The Elder Scrolls has a rich history that predates Skyrim, so it’s hardly surprising that fans would want to explore every nook, cranny and recipe from it. Yes, recipes, which is where The Elder Scrolls: The Official Cookbook comes in. Why it took so long is beyond me, but I’m glad someone braved dragons and wastelands to interpret what such things would taste like, and Chelsea Monroe-Cassel has already worked her culinary wizardry creating similar Official Cookbooks for other nerd-centric franchises like Game of Thrones, Star Wars, World of WarCraft and…Overwatch?

My skill level in cooking is adequate at best, so I enlisted the help of my fellow comrades-in-arms Leon and Tina Cook. They’re mastery of the kitchen is well known across the land, so who better to join me on this quest?

HOW IT’S ORGANIZED

Monroe-Cassel’s take on the Elder Scrolls lore consisted of rustic recipes and basic ingredients, most of which we found in our kitchen already. Every page contains full color pictures of the dish being prepared along with clear instructions on just how to make it. If a recipe calls for something else in the book there’s a clear reference on where to find it.

For this review, Leon suggested we prepare an entire meal with a main course, dessert, and a drink.

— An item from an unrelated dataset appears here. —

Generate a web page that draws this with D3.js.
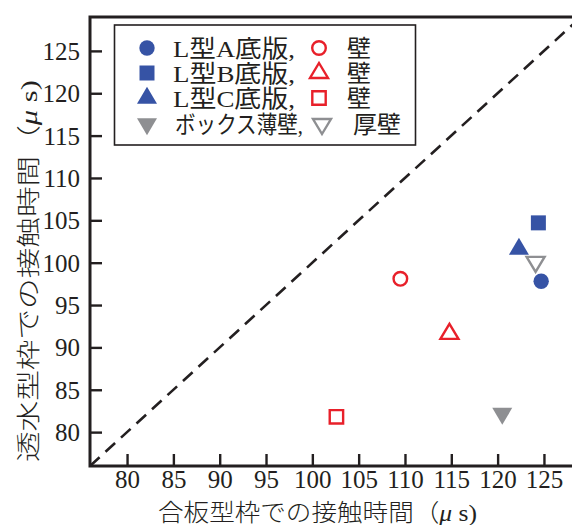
<!DOCTYPE html>
<html>
<head>
<meta charset="utf-8">
<script src="https://cdn.jsdelivr.net/npm/d3@7"></script>
<style>
  html, body { margin: 0; padding: 0; background: #fff; }
  svg { display: block; }
  text { font-family: "Liberation Serif", "Noto Sans CJK JP", serif; fill: #231f20; }
</style>
</head>
<body>
<svg id="chart" width="572" height="525"></svg>
<script>
// Contact time (μs): plywood form (x) vs. permeable form (y)
const categories = ["L型A底版", "L型B底版", "L型C底版", "ボックス薄壁"];
const partnerNames = ["壁", "壁", "壁", "厚壁"];
const baseShapes = ["circle", "square", "triangle", "down"];
const partnerShapes = ["circle", "triangle", "square", "down"];
const baseFill = ["#3653a5", "#3653a5", "#3653a5", "#8e8f92"];
const partnerStroke = ["#e8202a", "#e8202a", "#e8202a", "#8e8f92"];

// slab / thin-wall members (filled markers)
const basePlywood = [124.7, 124.4, 122.3, 120.5];
const basePermeable = [97.8, 104.7, 101.6, 82.2];
// wall / thick-wall members (open markers)
const wallPlywood = [109.5, 114.8, 102.6, 124.1];
const wallPermeable = [98.1, 91.6, 81.8, 100.1];

const tickValues = [80, 85, 90, 95, 100, 105, 110, 115, 120, 125];
const xTitle = "合板型枠での接触時間";
const yTitle = "透水型枠での接触時間";

const svg = d3.select("#chart");
const pLeft = 90, pTop = 17, pRight = 581, pBottom = 466;
const ink = "#231f20";

const x = d3.scaleLinear().domain([76, 129]).range([pLeft, pRight]);
const y = d3.scaleLinear().domain([76, 129]).range([pBottom, pTop]);

// equality line y = x
const eq = [76, 129];
svg.append("line")
  .attr("x1", x(eq[0])).attr("y1", y(eq[0]))
  .attr("x2", x(eq[1])).attr("y2", y(eq[1]))
  .attr("stroke", ink).attr("stroke-width", 2.6)
  .attr("stroke-dasharray", "13,8");

// axes with inward ticks
const xAxis = d3.axisBottom(x).tickValues(tickValues).tickSize(-12).tickPadding(5).tickFormat(d3.format("d"));
const yAxis = d3.axisLeft(y).tickValues(tickValues).tickSize(-12).tickPadding(10).tickFormat(d3.format("d"));

const gx = svg.append("g").attr("transform", `translate(0,${pBottom})`).call(xAxis);
const gy = svg.append("g").attr("transform", `translate(${pLeft},0)`).call(yAxis);
[gx, gy].forEach(g => {
  g.select(".domain").remove();
  g.selectAll(".tick line").attr("stroke", ink).attr("stroke-width", 2.4);
  g.selectAll(".tick text").attr("font-size", 25).attr("fill", ink)
    .style("font-family", '"Liberation Serif", serif');
});
gx.selectAll(".tick text").attr("dy", "0.68em");
gy.selectAll(".tick text").attr("dy", "0.34em");

// frame (left, top, bottom)
svg.append("path")
  .attr("d", `M${pRight + 5},${pTop} H${pLeft} V${pBottom} H${pRight + 5}`)
  .attr("fill", "none").attr("stroke", ink).attr("stroke-width", 3);

// marker paths
function markerPath(shape) {
  const w = 20, h = 17;
  switch (shape) {
    case "circle": return d3.symbol(d3.symbolCircle, Math.PI * 7.7 * 7.7)();
    case "square": return "M-7.5,-7.5H7.5V7.5H-7.5Z";
    case "triangle": return `M0,${-2 * h / 3}L${w / 2},${h / 3}L${-w / 2},${h / 3}Z`;
    case "down": return `M0,${2 * h / 3}L${w / 2},${-h / 3}L${-w / 2},${-h / 3}Z`;
  }
}
function openPath(shape) {
  const w = 18, h = 15;
  switch (shape) {
    case "circle": return d3.symbol(d3.symbolCircle, Math.PI * 6.8 * 6.8)();
    case "square": return "M-6.7,-6.7H6.7V6.7H-6.7Z";
    case "triangle": return `M0,${-2 * h / 3}L${w / 2},${h / 3}L${-w / 2},${h / 3}Z`;
    case "down": return `M0,${2 * h / 3}L${w / 2},${-h / 3}L${-w / 2},${-h / 3}Z`;
  }
}

const idx = d3.range(categories.length);

svg.append("g").selectAll("path").data(idx).join("path")
  .attr("d", i => markerPath(baseShapes[i]))
  .attr("transform", i => `translate(${x(basePlywood[i])},${y(basePermeable[i])})`)
  .attr("fill", i => baseFill[i]);

svg.append("g").selectAll("path").data(idx).join("path")
  .attr("d", i => openPath(partnerShapes[i]))
  .attr("transform", i => `translate(${x(wallPlywood[i])},${y(wallPermeable[i])})`)
  .attr("fill", "none")
  .attr("stroke", i => partnerStroke[i])
  .attr("stroke-width", 2.4);

// legend
const lg = svg.append("g");
lg.append("rect")
  .attr("x", 114.5).attr("y", 25).attr("width", 301).attr("height", 120)
  .attr("fill", "#fff").attr("stroke", ink).attr("stroke-width", 1.6);

const rowY = [48, 73, 98, 124];
idx.forEach(i => {
  lg.append("path").attr("d", markerPath(baseShapes[i]))
    .attr("transform", `translate(147,${rowY[i]})`)
    .attr("fill", baseFill[i]);
  lg.append("text").attr("x", i === 3 ? 175 : 173).attr("y", rowY[i]).attr("dy", "0.36em")
    .attr("font-size", 24)
    .attr("textLength", i === 3 ? 128 : 122).attr("lengthAdjust", "spacingAndGlyphs")
    .text(categories[i] + ",");
  lg.append("path").attr("d", openPath(partnerShapes[i]))
    .attr("transform", `translate(${i === 3 ? 322 : 319},${rowY[i]})`)
    .attr("fill", "none").attr("stroke", partnerStroke[i]).attr("stroke-width", 2.4);
  lg.append("text").attr("x", i === 3 ? 353 : 347).attr("y", rowY[i]).attr("dy", "0.36em")
    .attr("font-size", 24)
    .text(partnerNames[i]);
});

// axis titles
const xt = svg.append("text")
  .attr("x", 158).attr("y", 521)
  .attr("font-size", 24).attr("font-weight", 300)
  .attr("textLength", 319).attr("lengthAdjust", "spacingAndGlyphs");
xt.append("tspan").text(xTitle + "（");
xt.append("tspan").attr("font-style", "italic").text("μ");
xt.append("tspan").text(" s)");

const yt = svg.append("text")
  .attr("transform", "translate(37,462) rotate(-90)")
  .attr("x", 0).attr("y", 0)
  .attr("font-size", 24).attr("font-weight", 300)
  .attr("textLength", 382).attr("lengthAdjust", "spacingAndGlyphs");
yt.append("tspan").text(yTitle + "（");
yt.append("tspan").attr("font-style", "italic").text("μ");
yt.append("tspan").text(" s)");
</script>
</body>
</html>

The three main recipes we followed were the Horker Loaf, Sheogorath’s Strawberry Tarts, and Red Mountain Flower Tea. These three were our primary focus, though we quickly learned that preparing more recipes were required to get everything done. Tina and I did have to pay a visit to our local marketplace to pick up fresh ingredients for my tart since our conjuring pot had stopped working. Leon was brave enough to venture onto the cybernetic wave (i.e. online shopping) of distant lands to acquire harder to find ingredients like rye flour and rose hips. Once we’d acquired all the necessary spell components, we got down to the nitty gritty of casting.

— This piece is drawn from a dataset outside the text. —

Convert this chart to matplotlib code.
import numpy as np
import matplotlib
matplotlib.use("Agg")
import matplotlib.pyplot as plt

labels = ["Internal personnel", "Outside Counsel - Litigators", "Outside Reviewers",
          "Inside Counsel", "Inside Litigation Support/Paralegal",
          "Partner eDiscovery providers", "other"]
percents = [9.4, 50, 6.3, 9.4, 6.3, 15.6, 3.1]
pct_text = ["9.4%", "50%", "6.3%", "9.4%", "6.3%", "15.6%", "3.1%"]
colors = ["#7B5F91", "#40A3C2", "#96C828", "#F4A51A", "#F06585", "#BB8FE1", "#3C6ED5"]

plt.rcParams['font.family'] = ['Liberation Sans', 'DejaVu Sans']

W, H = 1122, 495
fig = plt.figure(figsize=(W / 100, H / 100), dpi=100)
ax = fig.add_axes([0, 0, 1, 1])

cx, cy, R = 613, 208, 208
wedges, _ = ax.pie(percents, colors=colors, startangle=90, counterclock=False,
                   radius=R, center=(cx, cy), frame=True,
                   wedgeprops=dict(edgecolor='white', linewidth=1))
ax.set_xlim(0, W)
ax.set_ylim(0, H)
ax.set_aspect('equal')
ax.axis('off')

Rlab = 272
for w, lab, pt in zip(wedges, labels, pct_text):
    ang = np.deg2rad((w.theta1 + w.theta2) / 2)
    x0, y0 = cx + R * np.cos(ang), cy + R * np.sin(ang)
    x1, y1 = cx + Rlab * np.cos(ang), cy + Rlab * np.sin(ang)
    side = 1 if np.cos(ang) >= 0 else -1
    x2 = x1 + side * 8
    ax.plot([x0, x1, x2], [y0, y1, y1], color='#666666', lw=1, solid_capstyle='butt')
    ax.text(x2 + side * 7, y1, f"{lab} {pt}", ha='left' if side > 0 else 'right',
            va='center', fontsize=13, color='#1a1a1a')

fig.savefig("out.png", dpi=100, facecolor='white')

The Skyrim Cookbook is an excellent reference even for beginning cooking caster like myself. Recipes range from beginner level to potential “might burn the house down but at least you tried” difficulties. My tart ended up being the most complex of the lot, but Leon showed me several baking techniques for a successful transition from flour to pie crust. Simpler recipes like Stormcloak Seasoning required blending a few ingredients together and is used in several dishes. We did suffer a slight mishap with Leon’s new pet panther Noctis attacking trolls and…well, I’ll spare you the gritty details, but our furry friend accidentally spilled a bunch of the seasoning. We still had plenty left, though!

I’m a big fan of the seasoning recipes in particular because they’re so easy to do and can be used in your own dishes. If you’re looking for more of a challenge there’s even instructions on how to make your own meads – but be warned some will take over two weeks to prepare the ingredients.

The only drawback was some of the ingredients were hard to find in our area. Granted, results will vary depending on where other beginner or veteran cooking casters live, but for the dishes we prepared it was frustrating. Other ingredients like “Grains of Paradise” just seemed like an odd choice to have imported in, but to be fair Chelsea does mention regular black pepper would be a good substitute.

Other then complaints about the ingredients, The Elder Scrolls: The Official Cookbook is a solid choice for those fans eager to bring Bethesda Softworks’ popular fantasy world to life via some delicious, if unconventional, delicacies. I’m no cookbook expert and would never claim to be, but this is an excellent starting point for anyone hoping to get into the finer points of casting in the kitchen. The meal that emerged from all our hard work wouldn’t win any Michelin Stars, but at least we didn’t burn the house down. We blame that on the dragon.